### STATED EXERCISE
In the copy, include every entry exactly but none of the images.

──────── DATASET ROWS ────────

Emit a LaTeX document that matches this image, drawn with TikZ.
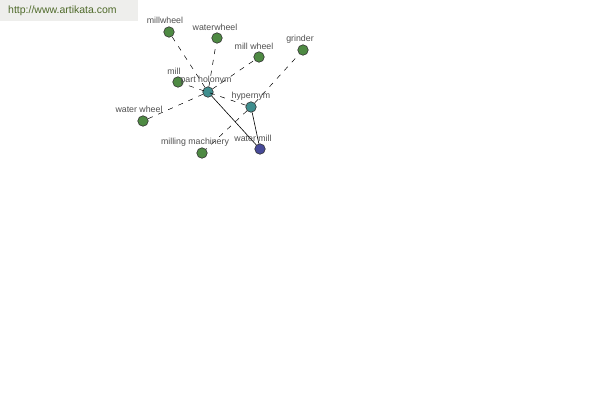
\documentclass[tikz,border=0pt]{standalone}
\usepackage{fontspec}
\setmainfont{Liberation Sans}
\definecolor{gnode}{HTML}{4E8A43}
\definecolor{tnode}{HTML}{3F8E8E}
\definecolor{bnode}{HTML}{474A99}
\definecolor{urlc}{HTML}{4F6A2A}
\definecolor{wm}{HTML}{EEEEEC}
\definecolor{lbl}{HTML}{505050}
\begin{document}
\begin{tikzpicture}[x=1pt,y=-1pt,
  vert/.style={circle,draw=black!80,line width=0.6pt,minimum size=10.5pt,inner sep=0pt},
  green/.style={vert,fill=gnode},
  teal/.style={vert,fill=tnode},
  blue/.style={vert,fill=bnode},
  lab/.style={text=lbl,font=\fontsize{8.8}{10}\selectfont,inner sep=0pt},
  dashedge/.style={draw=black,line width=0.5pt,dash pattern=on 5pt off 6pt},
  solidedge/.style={draw=black,line width=0.6pt}]
\useasboundingbox (0,0) rectangle (600,400);
\fill[wm] (0,0) rectangle (138,21);
\node[text=urlc,font=\fontsize{10.5}{12}\selectfont,anchor=west,inner sep=0pt] (url) at (8,11) {http://www.artikata.com};

\node[green] (millwheel) at (169,32) {};
\node[green] (waterwheel) at (217,38) {};
\node[green] (millwheelb) at (259,57) {};
\node[green] (grinder) at (303,50) {};
\node[green] (mill) at (178,82) {};
\node[green] (waterwheelb) at (143,121) {};
\node[green] (milling) at (202,153) {};
\node[teal] (parth) at (208,92) {};
\node[teal] (hyper) at (251,107) {};
\node[blue] (watermill) at (260,149) {};

\draw[dashedge] (parth) -- (millwheel);
\draw[dashedge] (parth) -- (waterwheel);
\draw[dashedge] (parth) -- (millwheelb);
\draw[dashedge] (parth) -- (waterwheelb);
\draw[dashedge] (hyper) -- (grinder);
\draw[dashedge] (hyper) -- (milling);
\draw[dashedge] (hyper) -- (mill);
\draw[solidedge] (watermill) -- (parth);
\draw[solidedge] (watermill) -- (hyper);

% labels
\node[lab] (l1) at (165,20) {millwheel};
\node[lab] (l2) at (215,27) {waterwheel};
\node[lab] (l3) at (254,46) {mill wheel};
\node[lab] (l4) at (300,39) {grinder};
\node[lab] (l5) at (174,71) {mill};
\node[lab] (l6) at (206,80) {part holonym};
\node[lab] (l7) at (251,96) {hypernym};
\node[lab] (l8) at (139,109) {water wheel};
\node[lab] (l9) at (195,142) {milling machinery};
\node[lab] (l10) at (253,138) {water mill};
\end{tikzpicture}
\end{document}
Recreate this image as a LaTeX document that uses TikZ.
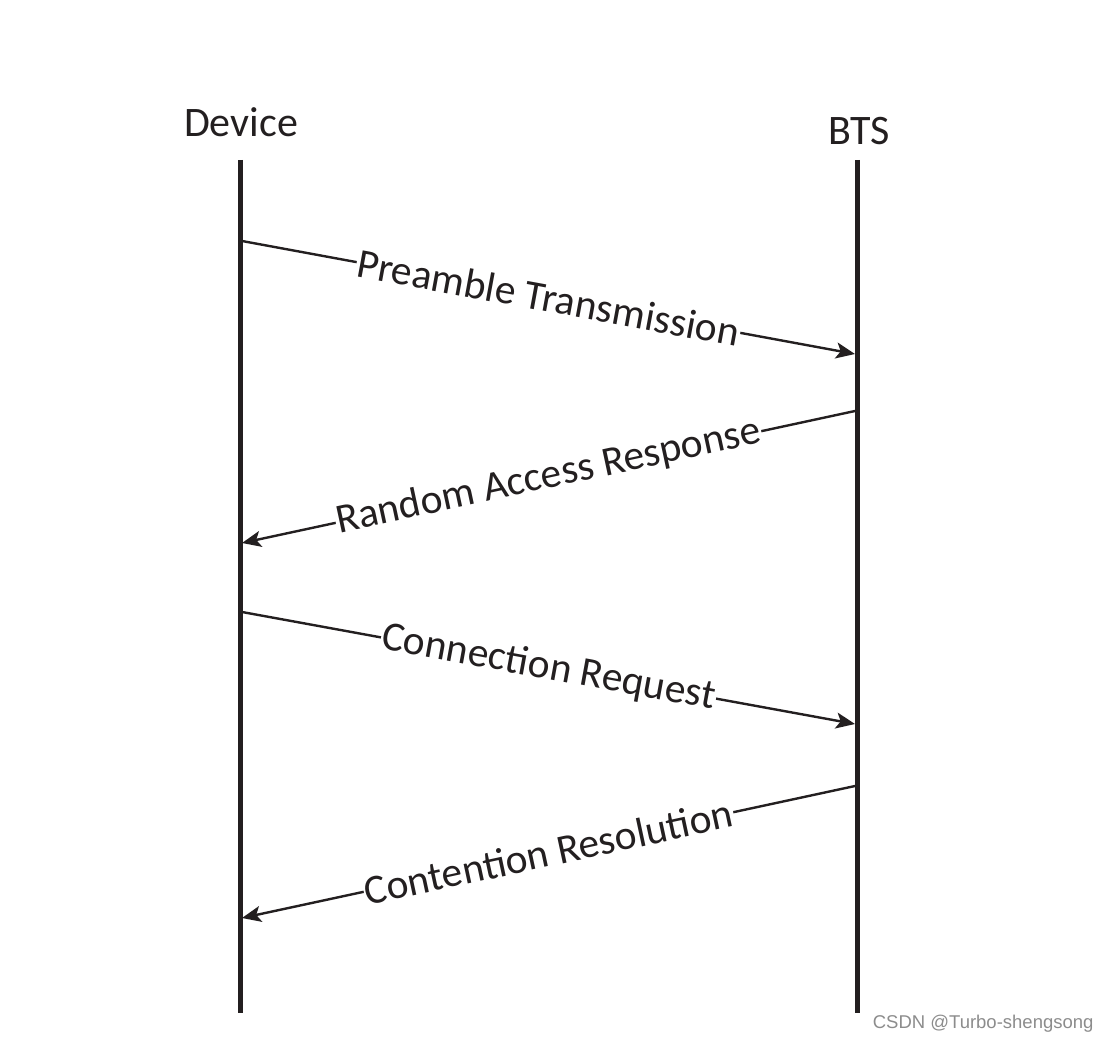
\documentclass[tikz,border=0pt]{standalone}
\usepackage{fontspec}
\setmainfont{Carlito}
\newfontfamily\wmfont{Liberation Sans}
\usetikzlibrary{arrows.meta}
\definecolor{ink}{HTML}{231F20}
\begin{document}
\begin{tikzpicture}[x=1pt,y=-1pt,
  lifeline/.style={line width=5pt,ink},
  msg/.style={line width=2.4pt,ink,-{Stealth[length=19pt,width=16pt,inset=4.5pt]}},
  msglabel/.style={sloped,fill=white,inner sep=1pt,font=\fontsize{41.5}{46}\selectfont,text=ink},
  head/.style={font=\fontsize{42}{46}\selectfont,text=ink,anchor=base}]
\useasboundingbox (0,0) rectangle (1111,1043);
\node[head] (dev) at (241,137) {Device};
\node[head] (bts) at (859,145) {BTS};
\coordinate (dtop) at (240,160);
\coordinate (dbot) at (240,1013);
\coordinate (btop) at (857,160);
\coordinate (bbot) at (857,1013);
\draw[lifeline] (dtop) -- (dbot);
\draw[lifeline] (btop) -- (bbot);
\coordinate (d1) at (242,241);
\coordinate (b1) at (855,354);
\coordinate (b2) at (855,411);
\coordinate (d2) at (242,543);
\coordinate (d3) at (242,612);
\coordinate (b3) at (855,724);
\coordinate (b4) at (855,786);
\coordinate (d4) at (242,918);
\draw[msg] (d1) -- node[msglabel] (l1) {Preamble Transmission} (b1);
\draw[msg] (b2) -- node[msglabel] (l2) {Random Access Response} (d2);
\draw[msg] (d3) -- node[msglabel] (l3) {Connection Request} (b3);
\draw[msg] (b4) -- node[msglabel] (l4) {Contention Resolution} (d4);
\node[font=\wmfont\fontsize{18.5}{22}\selectfont,text=black!45,anchor=east] (wm) at (1097,1024) {CSDN @Turbo-shengsong};
\end{tikzpicture}
\end{document}
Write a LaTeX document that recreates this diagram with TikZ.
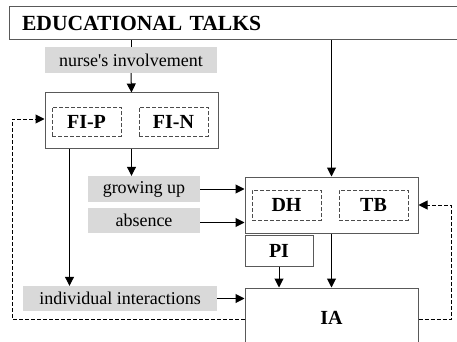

────────

### ANSWER TO THIS TASK
Emit a LaTeX document that matches this image, drawn with TikZ.
\documentclass[tikz,border=0pt]{standalone}
\usepackage{fontspec}
\setmainfont{Liberation Sans}
\definecolor{gnode}{HTML}{4E8A43}
\definecolor{tnode}{HTML}{3F8E8E}
\definecolor{bnode}{HTML}{474A99}
\definecolor{urlc}{HTML}{4F6A2A}
\definecolor{wm}{HTML}{EEEEEC}
\definecolor{lbl}{HTML}{505050}
\begin{document}
\begin{tikzpicture}[x=1pt,y=-1pt,
  vert/.style={circle,draw=black!80,line width=0.6pt,minimum size=10.5pt,inner sep=0pt},
  green/.style={vert,fill=gnode},
  teal/.style={vert,fill=tnode},
  blue/.style={vert,fill=bnode},
  lab/.style={text=lbl,font=\fontsize{8.8}{10}\selectfont,inner sep=0pt},
  dashedge/.style={draw=black,line width=0.5pt,dash pattern=on 5pt off 6pt},
  solidedge/.style={draw=black,line width=0.6pt}]
\useasboundingbox (0,0) rectangle (600,400);
\fill[wm] (0,0) rectangle (138,21);
\node[text=urlc,font=\fontsize{10.5}{12}\selectfont,anchor=west,inner sep=0pt] (url) at (8,11) {http://www.artikata.com};

\node[green] (millwheel) at (169,32) {};
\node[green] (waterwheel) at (217,38) {};
\node[green] (millwheelb) at (259,57) {};
\node[green] (grinder) at (303,50) {};
\node[green] (mill) at (178,82) {};
\node[green] (waterwheelb) at (143,121) {};
\node[green] (milling) at (202,153) {};
\node[teal] (parth) at (208,92) {};
\node[teal] (hyper) at (251,107) {};
\node[blue] (watermill) at (260,149) {};

\draw[dashedge] (parth) -- (millwheel);
\draw[dashedge] (parth) -- (waterwheel);
\draw[dashedge] (parth) -- (millwheelb);
\draw[dashedge] (parth) -- (waterwheelb);
\draw[dashedge] (hyper) -- (grinder);
\draw[dashedge] (hyper) -- (milling);
\draw[dashedge] (hyper) -- (mill);
\draw[solidedge] (watermill) -- (parth);
\draw[solidedge] (watermill) -- (hyper);

% labels
\node[lab] (l1) at (165,20) {millwheel};
\node[lab] (l2) at (215,27) {waterwheel};
\node[lab] (l3) at (254,46) {mill wheel};
\node[lab] (l4) at (300,39) {grinder};
\node[lab] (l5) at (174,71) {mill};
\node[lab] (l6) at (206,80) {part holonym};
\node[lab] (l7) at (251,96) {hypernym};
\node[lab] (l8) at (139,109) {water wheel};
\node[lab] (l9) at (195,142) {milling machinery};
\node[lab] (l10) at (253,138) {water mill};
\end{tikzpicture}
\end{document}
Recreate this image as a LaTeX document that uses TikZ.
\documentclass[tikz,border=0pt]{standalone}
\usepackage{fontspec}
\setmainfont{Carlito}
\newfontfamily\wmfont{Liberation Sans}
\usetikzlibrary{arrows.meta}
\definecolor{ink}{HTML}{231F20}
\begin{document}
\begin{tikzpicture}[x=1pt,y=-1pt,
  lifeline/.style={line width=5pt,ink},
  msg/.style={line width=2.4pt,ink,-{Stealth[length=19pt,width=16pt,inset=4.5pt]}},
  msglabel/.style={sloped,fill=white,inner sep=1pt,font=\fontsize{41.5}{46}\selectfont,text=ink},
  head/.style={font=\fontsize{42}{46}\selectfont,text=ink,anchor=base}]
\useasboundingbox (0,0) rectangle (1111,1043);
\node[head] (dev) at (241,137) {Device};
\node[head] (bts) at (859,145) {BTS};
\coordinate (dtop) at (240,160);
\coordinate (dbot) at (240,1013);
\coordinate (btop) at (857,160);
\coordinate (bbot) at (857,1013);
\draw[lifeline] (dtop) -- (dbot);
\draw[lifeline] (btop) -- (bbot);
\coordinate (d1) at (242,241);
\coordinate (b1) at (855,354);
\coordinate (b2) at (855,411);
\coordinate (d2) at (242,543);
\coordinate (d3) at (242,612);
\coordinate (b3) at (855,724);
\coordinate (b4) at (855,786);
\coordinate (d4) at (242,918);
\draw[msg] (d1) -- node[msglabel] (l1) {Preamble Transmission} (b1);
\draw[msg] (b2) -- node[msglabel] (l2) {Random Access Response} (d2);
\draw[msg] (d3) -- node[msglabel] (l3) {Connection Request} (b3);
\draw[msg] (b4) -- node[msglabel] (l4) {Contention Resolution} (d4);
\node[font=\wmfont\fontsize{18.5}{22}\selectfont,text=black!45,anchor=east] (wm) at (1097,1024) {CSDN @Turbo-shengsong};
\end{tikzpicture}
\end{document}
Write a LaTeX document that recreates this diagram with TikZ.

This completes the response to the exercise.